The RFP playbook everyone's sharing assumes you got invited
Amadeus's 2026 RFP playbook says 63% of hotels struggle to find qualified leads, then spends the rest fixing the game for the hotels already invited to bid
Driving the news. Yesterday, Amadeus's EVP of hospitality commercial published the 2026 RFP playbook — target the right accounts with data, build visibility before the season, manage the contract after you sign. Clear, capable advice.

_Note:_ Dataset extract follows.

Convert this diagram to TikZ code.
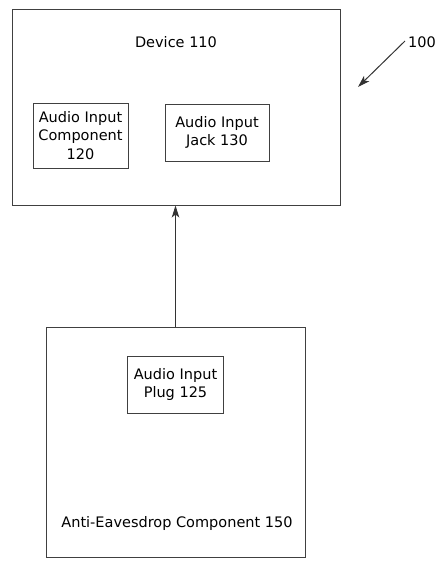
\documentclass[tikz,border=0pt]{standalone}
\usepackage{fontspec}
\setmainfont{DejaVu Sans}
\usepackage{xcolor}
\usetikzlibrary{arrows.meta, positioning}

\tikzset{
    unitbox/.style={draw=black!75, line width=1pt, inner sep=0pt},
    partbox/.style={draw=black!75, line width=1pt, align=center, inner sep=0pt},
    boxlabel/.style={font=\fontsize{14.5}{18.5}\selectfont},
    link/.style={-{Stealth[length=12pt, width=7.5pt, inset=3pt]}, draw=black!80, line width=1pt}
}

\begin{document}
\begin{tikzpicture}[x=1pt, y=-1pt]

    \useasboundingbox (0, 0) rectangle (445, 562);

    % Device
    \node[unitbox, minimum width=328, minimum height=196] (device) at (176, 107) {};
    \node[boxlabel] (devicelabel) at (176, 42) {Device 110};

    \node[partbox, boxlabel, minimum width=95, minimum height=65] (component) at (80.5, 135.5)
        {Audio Input\\Component\\120};
    \node[partbox, boxlabel, minimum width=104, minimum height=57] (jack) at (217, 132.5)
        {Audio Input\\Jack 130};

    % Anti-eavesdrop component
    \node[unitbox, minimum width=259, minimum height=230] (anti) at (175.5, 442) {};
    \node[boxlabel] (antilabel) at (177, 523) {Anti-Eavesdrop Component 150};

    \node[partbox, boxlabel, minimum width=96, minimum height=57] (plug) at (175.5, 384.5)
        {Audio Input\\Plug 125};

    % Plug into jack
    \draw[link] (anti.north) -- (anti.north |- device.south);

    % Reference numeral
    \node[boxlabel] (ref) at (422, 42) {100};
    \coordinate (reftail) at (405, 41);
    \coordinate (reftip) at (358, 87);
    \draw[link] (reftail) -- (reftip);

\end{tikzpicture}
\end{document}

It's written for people already in the room. Read the three moves in order. Target accounts. Build pre-season visibility. Manage the relationship after signing. Each one assumes you're bidding. The playbook names it plainly: corporate buyers won't consider hotels they haven't already heard of. And it opens on a concession from Amadeus's own research — 63% of hotels struggle to find qualified leads — then treats that jammed funnel as a targeting problem to fix with better tools.
And the room keeps shrinking. Here's what the advice steps around. Programs are consolidating into fewer preferred hotels, and the volume behind the big contracts has flattened — Phocuswright has large corporate bookings stalled. The shortlist gets shorter every cycle, and an independent with no existing relationship isn't on it. Its RFP response was never weak. It was never requested.
What it means for hotels. The playbook is expert advice for a table that seats fewer hotels every year. For a property off the shortlist, a sharper bid changes nothing — the bid isn't what it's missing. The corporate stays it can still win land somewhere else entirely: in the everyday booking flow, long after the negotiated deals are signed. The season everyone's prepping for was settled months ago, for a guest list that keeps getting shorter.